Pero las propuestas electorales no sólo chocan con las correlaciones de poder. Las instituciones también transforman a los que se meten en ellas. Estando en funciones gubernamentales, los partidos alternativos empiezan a conformar relaciones clientelistas con el estado. Es decir, sus cuadros desarrollan un interés material en mantener el status quo. Finalmente, no son los reformistas los que reforman al estado; es el estado que transforma a los transformadores.
Ahora bien, es cierto que en Euskal Herria este no ha sido el caso. La izquierda abertzale tiene representación institucional desde 1978 sin que se haya asimilado, burocratizado o corrompido como otros partidos. Parece ser la gran excepción que demuestra que la participación institucional sí puede funcionar. No hay que olvidar, sin embargo, que la coherencia de la izquierda abertzale también tuvo que ver con el conflicto.
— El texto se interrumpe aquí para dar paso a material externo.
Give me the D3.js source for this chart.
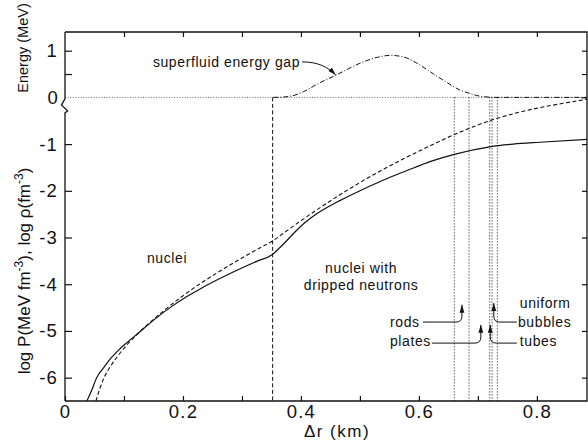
<!DOCTYPE html>
<html>
<head>
<meta charset="utf-8">
<script src="https://cdn.jsdelivr.net/npm/d3@7"></script>
<style>
  html, body { margin: 0; padding: 0; background: #fff; }
  svg { display: block; font-family: "Liberation Sans", Arial, sans-serif; }
</style>
</head>
<body>
<div id="chart"></div>
<script>
// solid curve: log rho (fm^-3) vs depth
const logRho = [
  [0.037, -6.5], [0.046, -6.25], [0.051, -6.08], [0.056, -5.95], [0.066, -5.78],
  [0.076, -5.61], [0.09, -5.42], [0.105, -5.25], [0.124, -5.05], [0.155, -4.72],
  [0.18, -4.485], [0.206, -4.27], [0.229, -4.1], [0.26, -3.895], [0.297, -3.67],
  [0.325, -3.51], [0.351, -3.37], [0.364, -3.22], [0.381, -3.0], [0.398, -2.78],
  [0.415, -2.6], [0.432, -2.45], [0.466, -2.21], [0.5, -2.0], [0.523, -1.865],
  [0.55, -1.715], [0.579, -1.57], [0.62, -1.37], [0.66, -1.22], [0.72, -1.06],
  [0.76, -1.0], [0.805, -0.96], [0.885, -0.9]
];

// dashed curve: log P (MeV fm^-3)
const logP = [
  [0.0525, -6.5], [0.06, -6.2], [0.067, -5.98], [0.076, -5.78], [0.09, -5.53],
  [0.105, -5.3], [0.124, -5.05], [0.155, -4.7], [0.175, -4.49], [0.195, -4.295],
  [0.229, -3.99], [0.26, -3.74], [0.297, -3.46], [0.325, -3.26], [0.351, -3.08],
  [0.38, -2.82], [0.4, -2.64], [0.432, -2.365], [0.466, -2.086], [0.5, -1.824],
  [0.522, -1.663], [0.55, -1.47], [0.58, -1.275], [0.62, -1.031], [0.659, -0.8],
  [0.69, -0.64], [0.72, -0.5], [0.76, -0.35], [0.805, -0.22], [0.85, -0.115],
  [0.885, -0.04]
];

// dash-dot curve: superfluid energy gap (MeV)
const gap = [
  [0.353, 0], [0.373, 0.01], [0.39, 0.05], [0.404, 0.12], [0.43, 0.3],
  [0.46, 0.48], [0.5, 0.73], [0.53, 0.86], [0.551, 0.9], [0.573, 0.87],
  [0.59, 0.78], [0.607, 0.65], [0.625, 0.5], [0.641, 0.37], [0.655, 0.26],
  [0.669, 0.16], [0.685, 0.09], [0.698, 0.04], [0.715, 0.01], [0.726, 0],
  [0.885, 0]
];

const dripLine = 0.352;
const phaseLines = [0.66, 0.685, 0.72, 0.724, 0.733];

const xTicks = [0.1, 0.2, 0.3, 0.4, 0.5, 0.6, 0.7, 0.8];
const xLabelTicks = [0, 0.1, 0.2, 0.3, 0.4, 0.5, 0.6, 0.7, 0.8];
const yTicks = [1, 0.5, 0, -1, -2, -3, -4, -5, -6];

const width = 588;
const height = 442;
const pLeft = 65, pRight = 587, pTop = 32, pBottom = 401;

const x = d3.scaleLinear().domain([0, 0.885]).range([pLeft, pRight]);
const y = d3.scaleLinear().domain([-6.5, 1.4]).range([pBottom, pTop]);

const svg = d3.select("#chart")
  .append("svg")
  .attr("width", width)
  .attr("height", height);

svg.append("defs")
  .append("marker")
  .attr("id", "arrow")
  .attr("markerUnits", "userSpaceOnUse")
  .attr("markerWidth", 9)
  .attr("markerHeight", 6)
  .attr("refX", 8)
  .attr("refY", 3)
  .attr("orient", "auto")
  .append("path")
  .attr("d", "M0,0.6 L8,3 L0,5.4 Z")
  .attr("fill", "#111");

// zero-energy dotted line
svg.append("line")
  .attr("x1", x(0)).attr("x2", x(0.885))
  .attr("y1", y(0)).attr("y2", y(0))
  .attr("stroke", "#555")
  .attr("stroke-width", 0.9)
  .attr("stroke-dasharray", "1,1.6");

// phase boundaries
svg.append("line")
  .attr("x1", x(dripLine)).attr("x2", x(dripLine))
  .attr("y1", y(0)).attr("y2", y(-6.5))
  .attr("stroke", "#111")
  .attr("stroke-width", 1)
  .attr("stroke-dasharray", "4,2.5");

svg.append("g")
  .selectAll("line")
  .data(phaseLines)
  .join("line")
  .attr("x1", (d) => x(d)).attr("x2", (d) => x(d))
  .attr("y1", y(0)).attr("y2", y(-6.5))
  .attr("stroke", "#111")
  .attr("stroke-width", 1)
  .attr("stroke-dasharray", "1,2");

const line = d3.line()
  .x((d) => x(d[0]))
  .y((d) => y(d[1]))
  .curve(d3.curveMonotoneX);

svg.append("path")
  .datum(logRho)
  .attr("d", line)
  .attr("fill", "none")
  .attr("stroke", "#111")
  .attr("stroke-width", 1.2);

svg.append("path")
  .datum(logP)
  .attr("d", line)
  .attr("fill", "none")
  .attr("stroke", "#111")
  .attr("stroke-width", 1.1)
  .attr("stroke-dasharray", "4,2.5");

svg.append("path")
  .datum(gap)
  .attr("d", line)
  .attr("fill", "none")
  .attr("stroke", "#111")
  .attr("stroke-width", 1)
  .attr("stroke-dasharray", "5,2,1,2");

// frame, with the axis break below zero energy
const y0 = y(0);
svg.append("path")
  .attr("d", `M${pLeft},${pTop}H${pRight}V${pBottom}H${pLeft}` +
    `M${pLeft},${pTop}V${y0 + 1.5}L${pLeft - 3.5},${y0 + 7.5}L${pLeft + 2.5},${y0 + 13.5}L${pLeft},${y0 + 15.5}V${pBottom}`)
  .attr("fill", "none")
  .attr("stroke", "#111")
  .attr("stroke-width", 1.3);

const fmtX = (d) => {
  const k = Math.round(d * 10);
  if (k % 2) return "";
  return k === 0 ? "0" : d3.format(".1f")(d);
};
const fmtY = (d) => {
  if (d === 0.5) return "";
  return d < 0 ? "-" + Math.abs(d) : String(d);
};

const styleAxis = (g, size) => {
  g.select(".domain").remove();
  g.selectAll(".tick line").attr("stroke", "#111").attr("stroke-width", 1.2);
  g.selectAll(".tick text")
    .attr("fill", "#111")
    .style("font-family", "'Liberation Sans', Arial, sans-serif")
    .style("font-size", size + "px")
    .style("letter-spacing", "1.2px");
};

svg.append("g")
  .attr("transform", `translate(0,${pBottom})`)
  .call(d3.axisBottom(x).tickValues(xLabelTicks).tickFormat(fmtX)
    .tickSizeInner(-5).tickSizeOuter(0).tickPadding(4))
  .call((g) => styleAxis(g, 18.5));

svg.append("g")
  .attr("transform", `translate(0,${pTop})`)
  .call(d3.axisTop(x).tickValues(xTicks).tickFormat("")
    .tickSizeInner(-5).tickSizeOuter(0))
  .call((g) => styleAxis(g, 18));

svg.append("g")
  .attr("transform", `translate(${pLeft},0)`)
  .call(d3.axisLeft(y).tickValues(yTicks.filter((d) => d !== 0)).tickFormat(fmtY)
    .tickSizeInner(-7).tickSizeOuter(0).tickPadding(7))
  .call((g) => styleAxis(g, 18.5));

svg.append("g")
  .attr("transform", `translate(${pLeft},0)`)
  .call(d3.axisLeft(y).tickValues([0]).tickFormat(fmtY)
    .tickSizeInner(0).tickSizeOuter(0).tickPadding(6))
  .call((g) => styleAxis(g, 18.5));

svg.append("g")
  .attr("transform", `translate(${pRight},0)`)
  .call(d3.axisRight(y).tickValues(yTicks).tickFormat("")
    .tickSizeInner(-5).tickSizeOuter(0))
  .call((g) => styleAxis(g, 18));

// axis titles
svg.append("text")
  .attr("x", (pLeft + pRight) / 2 + 11)
  .attr("y", 437)
  .attr("text-anchor", "middle")
  .style("font-size", "17px")
  .style("letter-spacing", "1.5px")
  .attr("fill", "#111")
  .text("Δr (km)");

svg.append("text")
  .attr("transform", "translate(28,48) rotate(-90)")
  .attr("text-anchor", "middle")
  .style("font-size", "14.5px")
  .attr("fill", "#111")
  .text("Energy (MeV)");

const yTitle = svg.append("text")
  .attr("transform", "translate(30,271) rotate(-90)")
  .attr("text-anchor", "middle")
  .style("font-size", "17px")
  .attr("fill", "#111");
yTitle.append("tspan").text("log P(MeV fm");
yTitle.append("tspan").attr("dy", -7).style("font-size", "12px").text("-3");
yTitle.append("tspan").attr("dy", 7).text("), log ρ(fm");
yTitle.append("tspan").attr("dy", -7).style("font-size", "12px").text("-3");
yTitle.append("tspan").attr("dy", 7).text(")");

// annotations
const labels = [
  { text: "superfluid energy gap", at: [0.149, 0.65], anchor: "start" },
  { text: "nuclei", at: [0.139, -3.55], anchor: "start" },
  { text: "nuclei with", at: [0.502, -3.76], anchor: "middle" },
  { text: "dripped neutrons", at: [0.502, -4.12], anchor: "middle" },
  { text: "uniform", at: [0.771, -4.51], anchor: "start" },
  { text: "rods", at: [0.551, -4.92], anchor: "start" },
  { text: "bubbles", at: [0.768, -4.92], anchor: "start" },
  { text: "plates", at: [0.551, -5.32], anchor: "start" },
  { text: "tubes", at: [0.771, -5.32], anchor: "start" }
];

svg.append("g")
  .selectAll("text")
  .data(labels)
  .join("text")
  .attr("x", (d) => x(d.at[0]))
  .attr("y", (d) => y(d.at[1]))
  .attr("text-anchor", (d) => d.anchor)
  .style("font-size", "14px")
  .style("letter-spacing", "0.6px")
  .attr("fill", "#111")
  .text((d) => d.text);

// leaders: horizontal run, rounded corner, then up to the arrow tip
const leaders = [
  { from: [0.607, -4.81], to: [0.673, -4.44] },
  { from: [0.622, -5.26], to: [0.705, -4.87] },
  { from: [0.766, -4.81], to: [0.727, -4.4] },
  { from: [0.766, -5.26], to: [0.721, -4.87] }
];

const r = 6;
svg.append("g")
  .selectAll("path")
  .data(leaders)
  .join("path")
  .attr("d", (d) => {
    const sx = x(d.from[0]), sy = y(d.from[1]);
    const tx = x(d.to[0]), ty = y(d.to[1]);
    const dir = tx > sx ? 1 : -1;
    return `M${sx},${sy}H${tx - dir * r}Q${tx},${sy} ${tx},${sy - r}V${ty}`;
  })
  .attr("fill", "none")
  .attr("stroke", "#111")
  .attr("stroke-width", 1)
  .attr("marker-end", "url(#arrow)");

const gs = [x(0.402), y(0.76)];
const ge = [x(0.459), y(0.48)];
svg.append("path")
  .attr("d", `M${gs[0]},${gs[1]}C${gs[0] + 16},${gs[1]} ${ge[0] - 8},${ge[1] - 8} ${ge[0]},${ge[1]}`)
  .attr("fill", "none")
  .attr("stroke", "#111")
  .attr("stroke-width", 1)
  .attr("marker-end", "url(#arrow)");
</script>
</body>
</html>
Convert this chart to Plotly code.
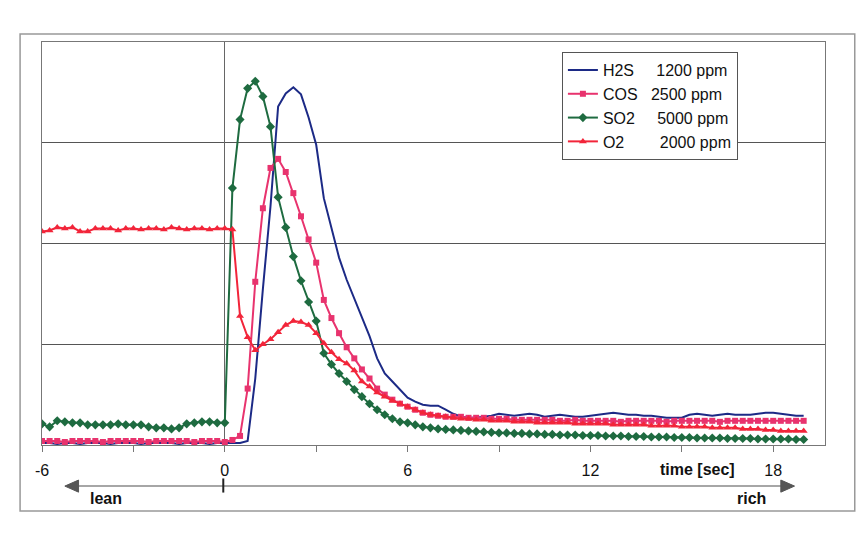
import plotly.graph_objects as go

# time axis: samples every 0.25 s from -6 to 19 s
time = [-6 + 0.25 * i for i in range(101)]

# signals (arbitrary units, gridline = 100)
h2s = [2, 2, 1, 2, 2, 1, 2, 2, 2, 1, 2, 2, 2, 1, 2, 2, 2, 2, 1, 2, 2, 2, 1, 2, 2, 2, 2,
       4,
       66, 155, 237, 336, 349, 355, 348, 325, 298, 245, 214, 186, 164, 145, 126, 108,
       86, 71, 63, 55, 47, 43, 40, 39, 39, 35,
       31, 28, 27, 27, 28, 29, 31, 30, 29, 30,
       31, 30, 28, 29, 30, 29, 28, 28, 29, 30,
       31, 32, 31, 30, 30, 29, 29, 28, 27, 27,
       27, 30, 31, 30, 29, 30, 31, 30, 30, 30,
       31, 32, 32, 31, 30, 29, 29]

cos = [4, 4, 4, 3, 4, 4, 4, 4, 3, 4, 4, 4, 4, 4, 3, 4, 4, 4, 4, 4, 3, 4, 4, 4, 3, 5,
       9, 56, 162, 235, 275, 284, 271, 250, 227, 204, 181, 144, 126, 111, 97, 86, 75, 66,
       56, 50, 45, 41, 38, 35, 32, 30, 29, 28,
       28, 28, 27, 27, 27, 26, 26, 26, 25, 25,
       25, 25, 25, 25, 24, 24, 25, 24, 24, 24,
       24, 24, 23, 24, 24, 24, 24, 24, 23, 24,
       24, 24, 24, 24, 24, 23, 24, 24, 24, 24,
       24, 24, 24, 24, 24, 24, 24]

so2 = [21, 18, 24, 23, 22, 22, 20, 20, 20, 20, 21, 20, 20, 20, 18, 17, 17, 16, 17, 21,
       22, 23, 23, 22, 22,
       255, 323, 354, 361, 346, 316, 246, 216, 187, 163, 142, 123, 91, 80, 71, 63, 55,
       48, 41, 35, 30, 26, 23, 22, 20, 18, 17, 16, 15.5,
       15, 14.5, 14, 13.5, 13, 12.5, 12, 12, 11.5, 11.5,
       11, 11, 10.5, 10.5, 10, 10, 10, 9.5, 9.5, 9.5,
       9, 9, 9, 8.5, 8.5, 8.5, 8, 8, 8, 7.5,
       7.5, 7.5, 7, 7, 7, 7, 6.5, 6.5, 6.5, 6.5,
       6, 6, 6, 6, 6, 5.5, 5.5]

o2 = [212, 213, 216, 215, 216, 212, 212, 215, 215, 215, 213, 215, 215, 214, 215,
      215, 214, 216, 215, 214, 215, 215, 214, 215, 215, 214,
      128, 107, 94, 100, 105, 112, 119, 123, 122, 119, 111, 101, 92, 85, 81, 74, 63,
      58, 52, 48, 44, 41, 38, 35, 32, 30, 29, 28,
      27, 26, 26, 25, 25, 24, 24, 24, 23, 23,
      23, 22, 22, 22, 22, 22, 21, 21, 21, 21,
      21, 20, 20, 20, 20, 20, 19, 19, 19, 19,
      18, 18, 18, 18, 17, 17, 17, 17, 16, 16,
      16, 15, 15, 14, 14, 14, 14]

nb = "\u00a0"
labels = ["H2S" + nb * 5 + "1200 ppm",
          "COS" + nb * 3 + "2500 ppm",
          "SO2" + nb * 5 + "5000 ppm",
          "O2" + nb * 8 + "2000 ppm"]
tick_vals = [-6, -3, 0, 3, 6, 9, 12, 15, 18]
tick_text = ["-6", "", "0", "", "6", "", "12", "", "18"]

font = "Liberation Sans, Arial, sans-serif"

fig = go.Figure()
fig.add_trace(go.Scatter(x=time, y=h2s, name=labels[0], mode="lines",
                         line=dict(color="#1c2a86", width=2)))
fig.add_trace(go.Scatter(x=time, y=cos, name=labels[1], mode="lines+markers",
                         line=dict(color="#e8336e", width=2),
                         marker=dict(symbol="square", size=6, color="#e8336e")))
fig.add_trace(go.Scatter(x=time, y=so2, name=labels[2], mode="lines+markers",
                         line=dict(color="#1e6b40", width=2),
                         marker=dict(symbol="diamond", size=7, color="#1e6b40")))
fig.add_trace(go.Scatter(x=time, y=o2, name=labels[3], mode="lines+markers",
                         line=dict(color="#f2253a", width=2),
                         marker=dict(symbol="triangle-up", size=7, color="#f2253a")))

fig.update_layout(
    width=865, height=547,
    margin=dict(l=42, r=40, t=42, b=102),
    paper_bgcolor="white", plot_bgcolor="white",
    font=dict(family=font, size=16, color="#111"),
    showlegend=True,
    legend=dict(x=0.664, y=0.975, xanchor="left", yanchor="top",
                bgcolor="white", bordercolor="#555", borderwidth=1,
                font=dict(size=16), tracegroupgap=0, itemwidth=30),
    xaxis=dict(range=[-6, 19.7], tickmode="array", tickvals=tick_vals,
               ticktext=tick_text, ticks="outside", ticklen=6, tickcolor="#777",
               showgrid=False, zeroline=True, zerolinecolor="#666", zerolinewidth=1,
               showline=True, linecolor="#777", linewidth=1, mirror=True,
               ticklabelstandoff=5),
    yaxis=dict(range=[0, 400], dtick=100, showticklabels=False,
               showgrid=True, gridcolor="#555", gridwidth=1, zeroline=False,
               showline=True, linecolor="#777", linewidth=1, mirror=True),
)

# outer frame
fig.add_shape(type="rect", xref="paper", yref="paper",
              x0=-0.028, x1=1.038, y0=-0.164, y1=1.02,
              line=dict(color="#999", width=1.5))

# lean / rich arrow below the axis
fig.add_shape(type="line", xref="x", yref="paper", x0=-4.9, x1=18.35,
              y0=-0.102, y1=-0.102, line=dict(color="#888", width=1.5))
fig.add_shape(type="path", xref="x", yref="paper",
              path="M -5.25,-0.102 L -4.8,-0.087 L -4.8,-0.117 Z",
              fillcolor="#555", line=dict(color="#555", width=1))
fig.add_shape(type="path", xref="x", yref="paper",
              path="M 18.7,-0.102 L 18.25,-0.087 L 18.25,-0.117 Z",
              fillcolor="#555", line=dict(color="#555", width=1))
fig.add_shape(type="line", xref="x", yref="paper", x0=-0.05, x1=-0.05,
              y0=-0.083, y1=-0.118, line=dict(color="#222", width=2))

fig.add_annotation(x=15.5, y=-0.06, xref="x", yref="paper", text="<b>time [sec]</b>",
                   showarrow=False, font=dict(size=16), xanchor="center", yanchor="middle")
fig.add_annotation(x=-3.9, y=-0.132, xref="x", yref="paper", text="<b>lean</b>",
                   showarrow=False, font=dict(size=16), xanchor="center", yanchor="middle")
fig.add_annotation(x=17.3, y=-0.132, xref="x", yref="paper", text="<b>rich</b>",
                   showarrow=False, font=dict(size=16), xanchor="center", yanchor="middle")

# drop the default page margin so the figure sits at the window origin
fig.write_html("out.html", config={"displayModeBar": False},
               post_script="document.body.style.margin='0';")
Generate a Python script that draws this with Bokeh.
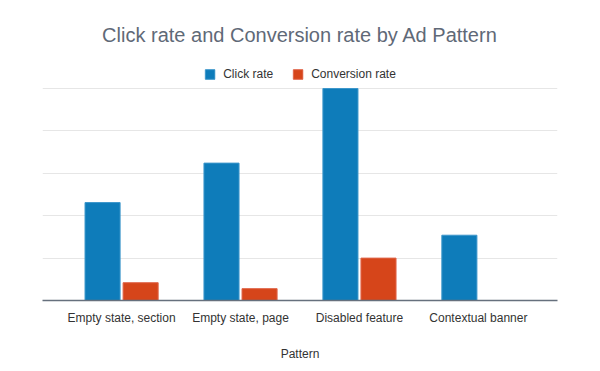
from bokeh.plotting import figure
from bokeh.models import ColumnDataSource, FactorRange, Legend, LegendItem, Range1d, FixedTicker
from bokeh.transform import dodge
from bokeh.embed import file_html
from bokeh.resources import INLINE

patterns = ["Empty state, section", "Empty state, page", "Disabled feature", "Contextual banner"]
click_rate = [2.31, 3.24, 5.0, 1.54]
conversion_rate = [0.42, 0.28, 1.0, 0.0]
series_names = ["Click rate", "Conversion rate"]
colors = ["#0e7cba", "#d6451a"]
grid_values = [0, 1, 2, 3, 4, 5]

src = ColumnDataSource(data=dict(pattern=patterns, click=click_rate, conv=conversion_rate))

p = figure(
    x_range=FactorRange(factors=patterns, range_padding=0.165, range_padding_units="absolute"),
    y_range=Range1d(0, 5 * 250 / 212),
    frame_width=515, frame_height=250,
    min_border_left=42, min_border_right=35, min_border_top=50, min_border_bottom=63,
    output_backend="svg", toolbar_location=None,
    title="Click rate and Conversion rate by Ad Pattern",
)

r1 = p.vbar(x=dodge("pattern", -0.16, range=p.x_range), top="click", width=0.295, source=src,
            fill_color=colors[0], line_color="#3d97cb", line_width=1)
r2 = p.vbar(x=dodge("pattern", 0.16, range=p.x_range), top="conv", width=0.295, source=src,
            fill_color=colors[1], line_color="#e0664a", line_width=1)

p.title.align = "center"
p.title.text_font = "Liberation Sans"
p.title.text_font_size = "20px"
p.title.text_font_style = "normal"
p.title.text_color = "#5f6977"

legend = Legend(items=[LegendItem(label=series_names[0], renderers=[r1]),
                       LegendItem(label=series_names[1], renderers=[r2])],
                orientation="horizontal", location="top",
                glyph_width=12, glyph_height=12, label_standoff=8, spacing=18,
                label_text_font="Liberation Sans", label_text_font_size="12px",
                label_text_color="#333333", border_line_color=None,
                background_fill_alpha=0, padding=4, margin=17)
p.add_layout(legend)

p.yaxis.visible = False
p.ygrid.ticker = FixedTicker(ticks=grid_values)
p.ygrid.grid_line_color = "#e6e6e6"
p.xgrid.grid_line_color = None
p.outline_line_color = None

xa = p.xaxis[0]
xa.axis_label = "Pattern"
xa.axis_label_text_font = "Liberation Sans"
xa.axis_label_text_font_size = "12px"
xa.axis_label_text_font_style = "normal"
xa.axis_label_text_color = "#333333"
xa.axis_label_standoff = 19
xa.major_label_text_font = "Liberation Sans"
xa.major_label_text_font_size = "12px"
xa.major_label_text_color = "#333333"
xa.major_label_standoff = 4
xa.major_tick_line_color = None
xa.minor_tick_line_color = None
xa.axis_line_color = "#66707d"
xa.axis_line_width = 1.5

open("out.html", "w").write(file_html(p, INLINE))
Para la mediocridad oportunista, atraída por el éxito electoral como las moscas por la miel, la izquierda abertzale nunca ha sido una opción interesante, dado que siempre estaba amenazada por la criminalización. Con el nuevo ciclo político esto probablemente cambiará. Además, el vanguardismo revolucionario surtía efecto. Será cierto que este vanguardismo no fue muy democrático, pero permitió que la izquierda abertzale mantuviera un sano escepticismo frente a las instituciones. Una y otra vez los «radicales» transmitían que son las luchas populares -y no la conformación de los gobiernos- las que transforman a las sociedades (a veces, hasta los radicales tenemos razón).
Afortunadamente, se ha terminado el ciclo de las vanguardias y de los muertos -ojalá termine pronto también el de los torturados y presos-. Pero no hay que olvidar que este nuevo ciclo tiene sus riesgos. Sin el conflicto, el sistema representativo hará sentir su fuerza de asimilación. En el pasado, no ha habido muchos partidos de izquierda que hayan sabido resistir a la seducción del poder.
¿Significa que Bildu debería dejar de gobernar -como lo desea Odón Elorza y otros muchos- para acampar en el Boulevard de Donostia? Metafóricamente hablando, la izquierda abertzale se encuentra en acampada permanente desde hace 40 años. No hay que subestimar lo que ha conseguido con esta movilización. Si Euskal Herria se distingue de la triste Europa contemporánea, es por dicha movilización. Pero ninguna sociedad puede mantenerse constantemente en la calle. En este sentido, Bildu no se debe ni se puede ausentar. Hay que reconocer que en el pasado la izquierda abertzale ha actuado de manera bastante inteligente frente a las instituciones. Desconfiando del escenario representativo, ha contribuido a construir avances concretos: en favor del euskara, de los derechos sociales, de la igualdad de género, etc.
Es probable que en el futuro sea más difícil de mantener una postura inteligente. Los cantos de sirena -y las bonificaciones materiales- del espectáculo institucional desplegarán todo su poder. ¿Qué puede hacer la izquierda abertzale para no convertirse en parte de este sistema contra el cual estamos hoy en la calle? Lo primero, seguramente, es mantener la actitud crítica. Ya antes del 15-M se podía saber que la democracia real poco tiene ver con el teatro mediático que nos llama a la selección de un producto cada 4 años. Pero es bueno que, precisamente en este momento, los de la Puerta del Sol nos lo hayan recordado (aunque hubiera sido grato si se hubieran indignado frente a las ilegalizaciones y torturas también). Democracia significa ampliar constantemente los espacios de la democracia, liberando a todo un archipiélago despótico: en las empresas, las familias, los procesos administrativos y de planificación.
En segundo lugar, se necesitará un control social de los electos. Una de las mejores consignas de la izquierda abertzale fue la de 1978: «Alkaterik onena… herria!» En este sentido, la primera tarea para una fuerza democratizadora no es gobernar, sino abrir espacios de decisión para el pueblo. Ahí, Euskal Herria tiene la ventaja de poder recurrir a las existentes tradiciones comunitarias.
El nuevo ciclo político comenzó en 2004 en Anoeta con una crítica implícita a las vanguardias. De ahora en adelante ya no serán el Estado y ETA, sino los habitantes de las tierras vascas los que deberán decidir. Algo parecido se reivindica hoy en la Puerta del Sol. La democracia es el poder popular.
Seguramente, no da lo mismo que Bildu esté en la Diputación Foral de Gipuzkoa o no. Pero estar en sí mismo tampoco es un logro. La emancipación no la hacen los gobiernos; ni siquiera los más honrados y progresistas. La emancipación hay que conquistarla y construirla desde la sociedad. Por todo ello, me emociona el nuevo ciclo político.